**Exercise description**
Below, locate the line that contains "Give me the D3.js source for this chart.". Repeat exactly from that line to the line that contains "const yMinor = d3.range(20, 134, 5).filter(v", inclusive, leaving out the pictures.

**Data extract**
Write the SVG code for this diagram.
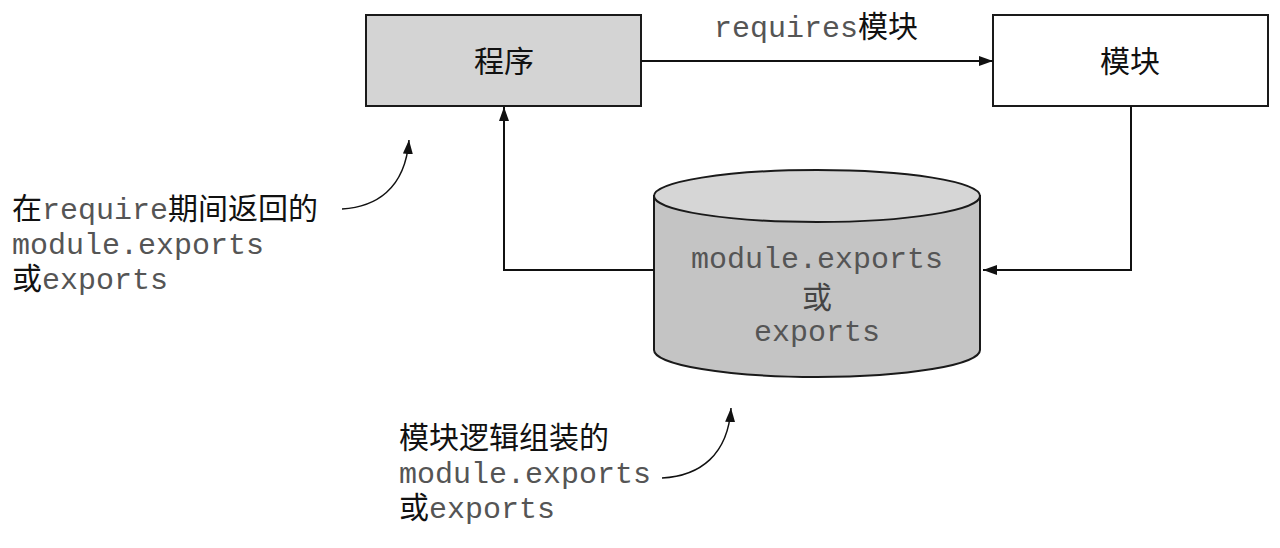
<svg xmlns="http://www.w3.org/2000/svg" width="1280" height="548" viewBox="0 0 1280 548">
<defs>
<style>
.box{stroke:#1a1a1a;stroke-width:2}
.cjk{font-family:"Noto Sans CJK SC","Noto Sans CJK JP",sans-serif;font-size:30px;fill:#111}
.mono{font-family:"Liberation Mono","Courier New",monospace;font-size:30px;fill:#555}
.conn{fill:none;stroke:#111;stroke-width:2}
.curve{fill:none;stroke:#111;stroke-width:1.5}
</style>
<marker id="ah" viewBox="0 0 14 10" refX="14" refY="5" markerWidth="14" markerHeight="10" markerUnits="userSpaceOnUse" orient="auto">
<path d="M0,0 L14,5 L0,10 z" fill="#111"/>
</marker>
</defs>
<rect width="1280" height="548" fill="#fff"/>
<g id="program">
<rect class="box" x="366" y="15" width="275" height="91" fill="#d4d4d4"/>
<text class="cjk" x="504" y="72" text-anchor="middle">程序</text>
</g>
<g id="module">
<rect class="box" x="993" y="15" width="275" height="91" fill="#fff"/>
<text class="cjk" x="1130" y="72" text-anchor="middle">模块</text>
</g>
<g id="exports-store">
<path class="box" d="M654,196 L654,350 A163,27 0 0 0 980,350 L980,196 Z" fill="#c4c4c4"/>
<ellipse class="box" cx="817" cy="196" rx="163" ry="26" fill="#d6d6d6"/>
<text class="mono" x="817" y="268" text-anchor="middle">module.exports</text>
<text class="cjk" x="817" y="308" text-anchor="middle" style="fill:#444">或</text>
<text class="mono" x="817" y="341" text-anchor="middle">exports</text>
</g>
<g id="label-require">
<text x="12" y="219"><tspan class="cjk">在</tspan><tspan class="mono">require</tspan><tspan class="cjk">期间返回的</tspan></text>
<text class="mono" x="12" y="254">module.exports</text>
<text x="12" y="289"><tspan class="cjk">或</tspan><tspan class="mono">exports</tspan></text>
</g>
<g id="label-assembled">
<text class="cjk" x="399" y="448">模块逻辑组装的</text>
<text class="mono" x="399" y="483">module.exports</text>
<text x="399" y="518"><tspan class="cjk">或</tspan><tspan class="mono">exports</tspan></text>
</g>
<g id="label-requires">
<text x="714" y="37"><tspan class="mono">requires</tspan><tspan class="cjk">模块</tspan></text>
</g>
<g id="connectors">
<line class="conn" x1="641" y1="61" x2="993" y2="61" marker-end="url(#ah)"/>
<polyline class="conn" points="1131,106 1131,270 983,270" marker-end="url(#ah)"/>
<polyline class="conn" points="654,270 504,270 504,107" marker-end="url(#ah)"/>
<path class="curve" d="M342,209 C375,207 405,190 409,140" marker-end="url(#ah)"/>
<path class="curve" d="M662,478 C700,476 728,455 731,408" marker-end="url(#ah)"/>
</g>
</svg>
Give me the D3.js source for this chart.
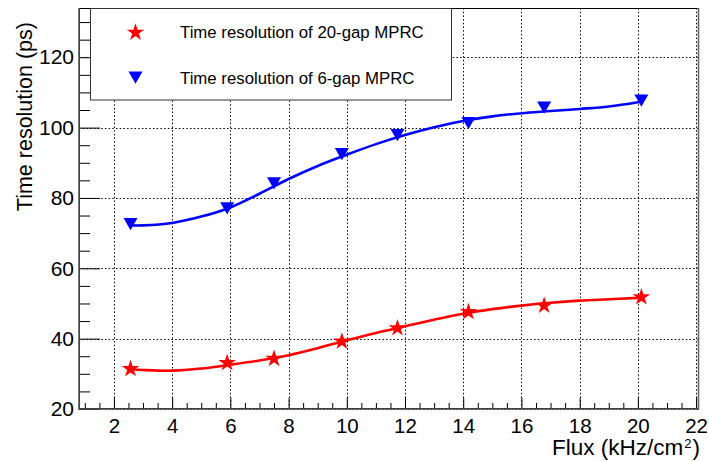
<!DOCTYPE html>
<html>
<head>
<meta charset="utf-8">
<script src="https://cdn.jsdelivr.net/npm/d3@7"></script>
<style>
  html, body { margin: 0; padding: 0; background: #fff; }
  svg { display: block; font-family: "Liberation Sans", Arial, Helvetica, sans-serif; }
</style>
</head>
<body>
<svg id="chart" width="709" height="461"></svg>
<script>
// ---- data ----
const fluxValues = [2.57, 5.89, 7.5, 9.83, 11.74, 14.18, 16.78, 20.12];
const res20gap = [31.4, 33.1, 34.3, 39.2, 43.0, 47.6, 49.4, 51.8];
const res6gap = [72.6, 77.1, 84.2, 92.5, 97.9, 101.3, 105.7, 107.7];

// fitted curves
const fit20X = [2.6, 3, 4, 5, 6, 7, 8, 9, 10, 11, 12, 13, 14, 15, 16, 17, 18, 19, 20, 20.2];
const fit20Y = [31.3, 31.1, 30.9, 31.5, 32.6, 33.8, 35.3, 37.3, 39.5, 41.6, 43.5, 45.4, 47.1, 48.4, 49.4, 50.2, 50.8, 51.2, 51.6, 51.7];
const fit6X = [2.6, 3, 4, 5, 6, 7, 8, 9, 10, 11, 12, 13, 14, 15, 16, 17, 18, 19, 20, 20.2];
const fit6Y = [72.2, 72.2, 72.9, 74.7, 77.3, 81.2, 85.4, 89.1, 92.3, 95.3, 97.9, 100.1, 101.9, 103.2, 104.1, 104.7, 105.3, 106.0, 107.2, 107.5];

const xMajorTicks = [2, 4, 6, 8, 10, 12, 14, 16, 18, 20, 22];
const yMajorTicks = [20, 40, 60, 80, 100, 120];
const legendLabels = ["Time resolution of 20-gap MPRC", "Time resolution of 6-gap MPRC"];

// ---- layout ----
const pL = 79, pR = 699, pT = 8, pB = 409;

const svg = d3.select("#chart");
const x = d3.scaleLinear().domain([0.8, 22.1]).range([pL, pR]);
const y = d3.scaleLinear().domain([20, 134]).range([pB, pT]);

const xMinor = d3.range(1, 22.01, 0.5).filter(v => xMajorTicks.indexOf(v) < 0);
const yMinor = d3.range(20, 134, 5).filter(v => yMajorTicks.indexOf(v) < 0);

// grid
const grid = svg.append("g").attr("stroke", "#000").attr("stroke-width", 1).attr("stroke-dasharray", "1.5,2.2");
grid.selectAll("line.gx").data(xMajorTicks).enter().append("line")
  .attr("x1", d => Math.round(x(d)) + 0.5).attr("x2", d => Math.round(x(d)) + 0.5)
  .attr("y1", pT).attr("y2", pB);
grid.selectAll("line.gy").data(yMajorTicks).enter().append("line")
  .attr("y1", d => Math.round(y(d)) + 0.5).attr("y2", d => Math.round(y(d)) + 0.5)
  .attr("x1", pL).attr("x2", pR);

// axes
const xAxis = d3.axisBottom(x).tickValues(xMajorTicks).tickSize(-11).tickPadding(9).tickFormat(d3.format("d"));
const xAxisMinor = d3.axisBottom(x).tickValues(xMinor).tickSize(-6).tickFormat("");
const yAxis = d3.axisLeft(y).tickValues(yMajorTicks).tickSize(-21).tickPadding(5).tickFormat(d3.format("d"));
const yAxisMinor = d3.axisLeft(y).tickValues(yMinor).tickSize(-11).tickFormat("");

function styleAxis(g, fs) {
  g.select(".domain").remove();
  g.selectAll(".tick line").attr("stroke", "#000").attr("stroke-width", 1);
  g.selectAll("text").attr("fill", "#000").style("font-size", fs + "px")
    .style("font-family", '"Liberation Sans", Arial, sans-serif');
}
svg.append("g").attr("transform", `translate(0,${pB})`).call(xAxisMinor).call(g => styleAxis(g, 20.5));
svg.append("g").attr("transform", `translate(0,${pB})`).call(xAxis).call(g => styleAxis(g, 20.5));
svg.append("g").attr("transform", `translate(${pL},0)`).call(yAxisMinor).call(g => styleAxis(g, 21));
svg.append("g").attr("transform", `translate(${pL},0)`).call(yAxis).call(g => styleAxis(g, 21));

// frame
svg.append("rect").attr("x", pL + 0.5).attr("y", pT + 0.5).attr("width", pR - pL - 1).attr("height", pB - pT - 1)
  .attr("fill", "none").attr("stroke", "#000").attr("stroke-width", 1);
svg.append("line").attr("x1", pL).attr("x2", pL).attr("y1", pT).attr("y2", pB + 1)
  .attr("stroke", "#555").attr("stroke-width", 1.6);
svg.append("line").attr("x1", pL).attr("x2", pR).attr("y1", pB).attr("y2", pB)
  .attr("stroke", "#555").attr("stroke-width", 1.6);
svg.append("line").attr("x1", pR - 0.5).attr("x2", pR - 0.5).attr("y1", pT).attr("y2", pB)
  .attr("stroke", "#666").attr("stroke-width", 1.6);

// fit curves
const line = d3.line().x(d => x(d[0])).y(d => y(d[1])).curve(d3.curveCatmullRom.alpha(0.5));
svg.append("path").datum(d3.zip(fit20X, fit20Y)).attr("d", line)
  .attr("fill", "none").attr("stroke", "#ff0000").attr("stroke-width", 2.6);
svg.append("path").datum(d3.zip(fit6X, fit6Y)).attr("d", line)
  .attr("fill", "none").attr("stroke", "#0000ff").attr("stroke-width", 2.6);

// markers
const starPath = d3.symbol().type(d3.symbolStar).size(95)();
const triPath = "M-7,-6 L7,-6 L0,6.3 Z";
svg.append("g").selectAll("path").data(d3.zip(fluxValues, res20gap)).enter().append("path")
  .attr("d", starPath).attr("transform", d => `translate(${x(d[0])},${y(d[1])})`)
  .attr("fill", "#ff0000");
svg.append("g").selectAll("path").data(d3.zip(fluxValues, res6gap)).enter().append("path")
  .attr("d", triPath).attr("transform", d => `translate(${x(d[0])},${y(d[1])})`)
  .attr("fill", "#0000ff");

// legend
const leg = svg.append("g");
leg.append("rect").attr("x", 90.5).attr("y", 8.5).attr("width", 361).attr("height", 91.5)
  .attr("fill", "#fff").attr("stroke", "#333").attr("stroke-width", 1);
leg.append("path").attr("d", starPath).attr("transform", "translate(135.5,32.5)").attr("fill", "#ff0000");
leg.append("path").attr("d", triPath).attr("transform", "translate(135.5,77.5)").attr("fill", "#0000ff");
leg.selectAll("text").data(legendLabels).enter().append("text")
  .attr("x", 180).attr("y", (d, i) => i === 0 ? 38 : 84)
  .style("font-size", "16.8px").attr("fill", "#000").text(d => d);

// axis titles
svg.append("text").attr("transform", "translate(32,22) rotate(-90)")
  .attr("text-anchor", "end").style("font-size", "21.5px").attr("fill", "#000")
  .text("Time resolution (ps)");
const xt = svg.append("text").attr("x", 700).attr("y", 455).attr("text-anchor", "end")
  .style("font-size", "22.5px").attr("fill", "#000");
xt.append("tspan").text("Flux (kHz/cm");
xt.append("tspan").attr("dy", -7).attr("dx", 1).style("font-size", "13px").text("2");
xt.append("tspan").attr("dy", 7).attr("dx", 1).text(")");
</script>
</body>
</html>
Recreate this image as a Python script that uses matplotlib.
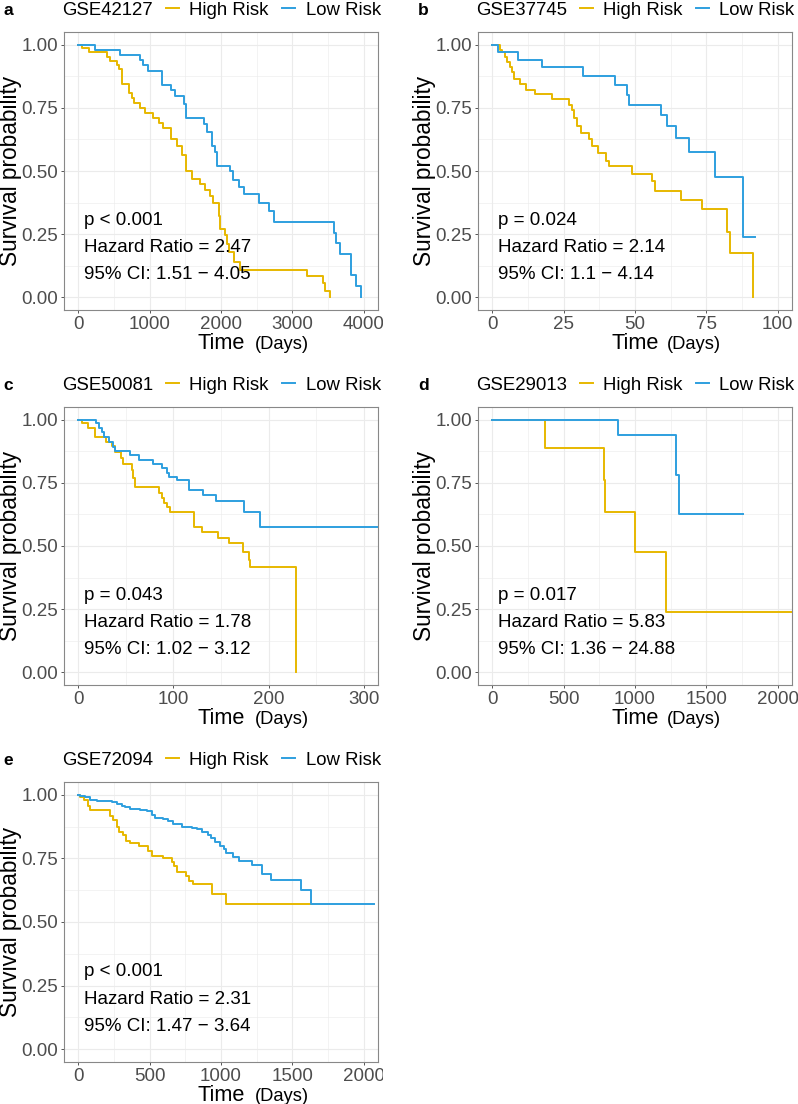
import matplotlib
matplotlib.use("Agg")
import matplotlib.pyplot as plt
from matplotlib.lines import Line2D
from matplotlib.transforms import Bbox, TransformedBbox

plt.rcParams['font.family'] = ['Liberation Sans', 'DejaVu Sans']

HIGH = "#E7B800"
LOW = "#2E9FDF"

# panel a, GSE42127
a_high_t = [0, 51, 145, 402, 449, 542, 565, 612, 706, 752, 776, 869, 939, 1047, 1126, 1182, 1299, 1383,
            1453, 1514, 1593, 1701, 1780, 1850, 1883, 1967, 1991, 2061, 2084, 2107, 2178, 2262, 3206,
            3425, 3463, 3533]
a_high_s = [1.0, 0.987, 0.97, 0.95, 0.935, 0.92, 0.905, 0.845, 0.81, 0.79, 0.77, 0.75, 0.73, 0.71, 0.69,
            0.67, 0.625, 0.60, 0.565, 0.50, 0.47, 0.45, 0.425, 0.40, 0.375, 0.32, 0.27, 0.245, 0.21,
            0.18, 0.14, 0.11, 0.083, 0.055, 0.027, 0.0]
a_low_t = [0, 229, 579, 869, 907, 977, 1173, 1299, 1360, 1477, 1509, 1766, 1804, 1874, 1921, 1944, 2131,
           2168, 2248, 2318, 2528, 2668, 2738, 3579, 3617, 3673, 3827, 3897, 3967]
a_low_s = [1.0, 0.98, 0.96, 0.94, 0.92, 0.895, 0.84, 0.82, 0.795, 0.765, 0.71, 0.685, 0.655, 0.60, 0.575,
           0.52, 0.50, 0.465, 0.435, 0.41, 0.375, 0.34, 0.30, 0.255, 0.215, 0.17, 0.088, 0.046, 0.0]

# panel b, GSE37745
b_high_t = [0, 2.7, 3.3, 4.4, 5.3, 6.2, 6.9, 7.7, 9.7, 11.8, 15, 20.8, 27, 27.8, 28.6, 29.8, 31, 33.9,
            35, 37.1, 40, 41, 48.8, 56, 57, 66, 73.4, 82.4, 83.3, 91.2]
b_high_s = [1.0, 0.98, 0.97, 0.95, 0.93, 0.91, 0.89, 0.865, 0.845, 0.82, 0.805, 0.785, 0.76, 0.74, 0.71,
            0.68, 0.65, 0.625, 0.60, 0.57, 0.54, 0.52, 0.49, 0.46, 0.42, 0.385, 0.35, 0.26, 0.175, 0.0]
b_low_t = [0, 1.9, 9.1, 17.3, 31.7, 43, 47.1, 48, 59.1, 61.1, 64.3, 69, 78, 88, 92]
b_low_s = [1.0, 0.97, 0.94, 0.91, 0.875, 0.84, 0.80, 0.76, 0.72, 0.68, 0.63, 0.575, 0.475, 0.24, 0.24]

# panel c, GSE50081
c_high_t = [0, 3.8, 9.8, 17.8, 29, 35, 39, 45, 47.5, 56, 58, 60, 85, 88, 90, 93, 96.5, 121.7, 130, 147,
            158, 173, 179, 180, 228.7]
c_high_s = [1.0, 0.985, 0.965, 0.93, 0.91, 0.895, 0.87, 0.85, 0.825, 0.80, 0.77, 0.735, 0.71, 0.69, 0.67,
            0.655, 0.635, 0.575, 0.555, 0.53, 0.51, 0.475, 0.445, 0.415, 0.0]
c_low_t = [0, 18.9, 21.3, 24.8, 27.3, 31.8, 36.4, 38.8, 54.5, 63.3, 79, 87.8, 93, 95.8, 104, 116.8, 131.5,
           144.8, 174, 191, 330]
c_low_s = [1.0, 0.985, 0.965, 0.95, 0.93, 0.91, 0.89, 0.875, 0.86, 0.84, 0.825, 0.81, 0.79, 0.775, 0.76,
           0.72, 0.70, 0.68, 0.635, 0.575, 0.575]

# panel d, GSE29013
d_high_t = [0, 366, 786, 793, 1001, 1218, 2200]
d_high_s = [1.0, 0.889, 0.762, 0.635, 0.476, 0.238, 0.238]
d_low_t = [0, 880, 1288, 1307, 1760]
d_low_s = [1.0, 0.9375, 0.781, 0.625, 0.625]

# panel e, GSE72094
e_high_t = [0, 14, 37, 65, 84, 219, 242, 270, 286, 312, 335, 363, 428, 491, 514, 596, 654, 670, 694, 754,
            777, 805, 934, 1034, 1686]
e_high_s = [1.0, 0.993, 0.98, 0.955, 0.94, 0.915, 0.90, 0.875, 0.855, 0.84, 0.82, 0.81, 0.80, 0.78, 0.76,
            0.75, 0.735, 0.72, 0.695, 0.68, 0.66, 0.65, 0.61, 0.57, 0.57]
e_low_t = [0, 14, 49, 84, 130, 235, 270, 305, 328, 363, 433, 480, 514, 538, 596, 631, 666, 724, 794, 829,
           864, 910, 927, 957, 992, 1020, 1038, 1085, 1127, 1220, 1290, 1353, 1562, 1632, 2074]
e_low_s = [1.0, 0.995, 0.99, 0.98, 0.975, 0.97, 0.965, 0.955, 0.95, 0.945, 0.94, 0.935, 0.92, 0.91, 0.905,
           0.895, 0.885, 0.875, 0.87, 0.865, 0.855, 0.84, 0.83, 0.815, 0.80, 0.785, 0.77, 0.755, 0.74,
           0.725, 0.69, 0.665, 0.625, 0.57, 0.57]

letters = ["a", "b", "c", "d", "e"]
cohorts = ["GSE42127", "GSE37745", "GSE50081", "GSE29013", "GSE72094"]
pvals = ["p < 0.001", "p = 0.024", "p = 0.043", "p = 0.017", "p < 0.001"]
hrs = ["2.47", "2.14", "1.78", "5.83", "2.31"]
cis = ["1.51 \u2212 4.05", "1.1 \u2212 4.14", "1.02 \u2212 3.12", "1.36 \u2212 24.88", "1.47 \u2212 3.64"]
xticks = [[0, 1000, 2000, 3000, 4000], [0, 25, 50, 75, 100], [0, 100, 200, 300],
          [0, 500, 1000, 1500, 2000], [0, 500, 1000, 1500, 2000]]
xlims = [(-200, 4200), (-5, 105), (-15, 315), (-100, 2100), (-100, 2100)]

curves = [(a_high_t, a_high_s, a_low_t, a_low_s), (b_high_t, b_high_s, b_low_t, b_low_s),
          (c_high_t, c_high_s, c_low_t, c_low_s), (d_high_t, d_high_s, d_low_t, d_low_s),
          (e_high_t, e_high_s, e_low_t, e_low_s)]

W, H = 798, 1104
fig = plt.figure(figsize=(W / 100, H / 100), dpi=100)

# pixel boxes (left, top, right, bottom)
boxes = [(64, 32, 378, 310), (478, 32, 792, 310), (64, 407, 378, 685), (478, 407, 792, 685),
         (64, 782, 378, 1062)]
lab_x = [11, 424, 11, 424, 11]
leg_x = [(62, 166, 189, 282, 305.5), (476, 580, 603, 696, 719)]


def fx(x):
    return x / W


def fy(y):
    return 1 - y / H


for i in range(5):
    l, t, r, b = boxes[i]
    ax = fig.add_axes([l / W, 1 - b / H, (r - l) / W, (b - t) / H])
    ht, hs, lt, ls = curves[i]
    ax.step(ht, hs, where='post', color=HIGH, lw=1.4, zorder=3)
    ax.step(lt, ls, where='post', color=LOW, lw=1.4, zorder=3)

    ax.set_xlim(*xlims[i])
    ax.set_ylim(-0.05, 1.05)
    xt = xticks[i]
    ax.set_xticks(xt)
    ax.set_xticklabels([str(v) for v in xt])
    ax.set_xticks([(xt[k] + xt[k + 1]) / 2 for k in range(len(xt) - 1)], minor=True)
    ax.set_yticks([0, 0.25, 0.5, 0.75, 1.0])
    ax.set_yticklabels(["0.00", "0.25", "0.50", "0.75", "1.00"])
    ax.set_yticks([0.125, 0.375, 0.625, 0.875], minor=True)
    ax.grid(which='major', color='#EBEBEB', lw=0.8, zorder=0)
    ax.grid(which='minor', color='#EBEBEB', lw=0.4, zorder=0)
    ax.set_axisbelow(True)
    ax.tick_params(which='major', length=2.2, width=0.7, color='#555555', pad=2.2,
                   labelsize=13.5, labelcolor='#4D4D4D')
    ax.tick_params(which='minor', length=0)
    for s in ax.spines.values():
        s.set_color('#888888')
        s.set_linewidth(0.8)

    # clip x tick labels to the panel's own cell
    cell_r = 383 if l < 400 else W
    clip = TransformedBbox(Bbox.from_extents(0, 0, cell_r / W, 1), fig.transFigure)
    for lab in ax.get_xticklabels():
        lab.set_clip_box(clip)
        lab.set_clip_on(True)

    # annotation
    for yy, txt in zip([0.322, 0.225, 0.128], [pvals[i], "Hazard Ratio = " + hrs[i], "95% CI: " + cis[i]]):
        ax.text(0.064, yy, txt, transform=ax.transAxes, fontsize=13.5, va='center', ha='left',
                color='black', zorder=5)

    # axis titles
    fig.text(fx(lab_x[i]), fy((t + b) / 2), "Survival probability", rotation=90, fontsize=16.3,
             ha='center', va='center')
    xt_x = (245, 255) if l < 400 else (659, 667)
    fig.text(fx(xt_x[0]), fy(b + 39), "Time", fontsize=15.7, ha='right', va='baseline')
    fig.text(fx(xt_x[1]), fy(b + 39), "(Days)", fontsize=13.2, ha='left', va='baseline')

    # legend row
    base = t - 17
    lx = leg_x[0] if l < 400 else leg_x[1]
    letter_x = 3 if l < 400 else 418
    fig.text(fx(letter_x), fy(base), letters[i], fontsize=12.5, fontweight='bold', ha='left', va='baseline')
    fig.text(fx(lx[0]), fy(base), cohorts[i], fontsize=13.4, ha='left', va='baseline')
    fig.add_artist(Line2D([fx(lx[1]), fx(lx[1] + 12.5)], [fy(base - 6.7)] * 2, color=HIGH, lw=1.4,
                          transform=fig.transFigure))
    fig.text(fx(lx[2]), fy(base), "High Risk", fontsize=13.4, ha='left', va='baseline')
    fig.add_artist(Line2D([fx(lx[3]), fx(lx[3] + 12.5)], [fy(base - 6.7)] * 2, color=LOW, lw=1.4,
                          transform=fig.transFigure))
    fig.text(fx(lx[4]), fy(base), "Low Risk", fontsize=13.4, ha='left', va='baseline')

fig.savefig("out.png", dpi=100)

**Written response**
Give me the D3.js source for this chart.
<!DOCTYPE html>
<html>
<head>
<meta charset="utf-8">
<script src="https://cdn.jsdelivr.net/npm/d3@7"></script>
<style>
  html, body { margin: 0; padding: 0; background: #fff; }
  svg { display: block; font-family: "Liberation Sans", Arial, Helvetica, sans-serif; }
</style>
</head>
<body>
<svg id="chart" width="709" height="461"></svg>
<script>
// ---- data ----
const fluxValues = [2.57, 5.89, 7.5, 9.83, 11.74, 14.18, 16.78, 20.12];
const res20gap = [31.4, 33.1, 34.3, 39.2, 43.0, 47.6, 49.4, 51.8];
const res6gap = [72.6, 77.1, 84.2, 92.5, 97.9, 101.3, 105.7, 107.7];

// fitted curves
const fit20X = [2.6, 3, 4, 5, 6, 7, 8, 9, 10, 11, 12, 13, 14, 15, 16, 17, 18, 19, 20, 20.2];
const fit20Y = [31.3, 31.1, 30.9, 31.5, 32.6, 33.8, 35.3, 37.3, 39.5, 41.6, 43.5, 45.4, 47.1, 48.4, 49.4, 50.2, 50.8, 51.2, 51.6, 51.7];
const fit6X = [2.6, 3, 4, 5, 6, 7, 8, 9, 10, 11, 12, 13, 14, 15, 16, 17, 18, 19, 20, 20.2];
const fit6Y = [72.2, 72.2, 72.9, 74.7, 77.3, 81.2, 85.4, 89.1, 92.3, 95.3, 97.9, 100.1, 101.9, 103.2, 104.1, 104.7, 105.3, 106.0, 107.2, 107.5];

const xMajorTicks = [2, 4, 6, 8, 10, 12, 14, 16, 18, 20, 22];
const yMajorTicks = [20, 40, 60, 80, 100, 120];
const legendLabels = ["Time resolution of 20-gap MPRC", "Time resolution of 6-gap MPRC"];

// ---- layout ----
const pL = 79, pR = 699, pT = 8, pB = 409;

const svg = d3.select("#chart");
const x = d3.scaleLinear().domain([0.8, 22.1]).range([pL, pR]);
const y = d3.scaleLinear().domain([20, 134]).range([pB, pT]);

const xMinor = d3.range(1, 22.01, 0.5).filter(v => xMajorTicks.indexOf(v) < 0);
const yMinor = d3.range(20, 134, 5).filter(v => yMajorTicks.indexOf(v) < 0);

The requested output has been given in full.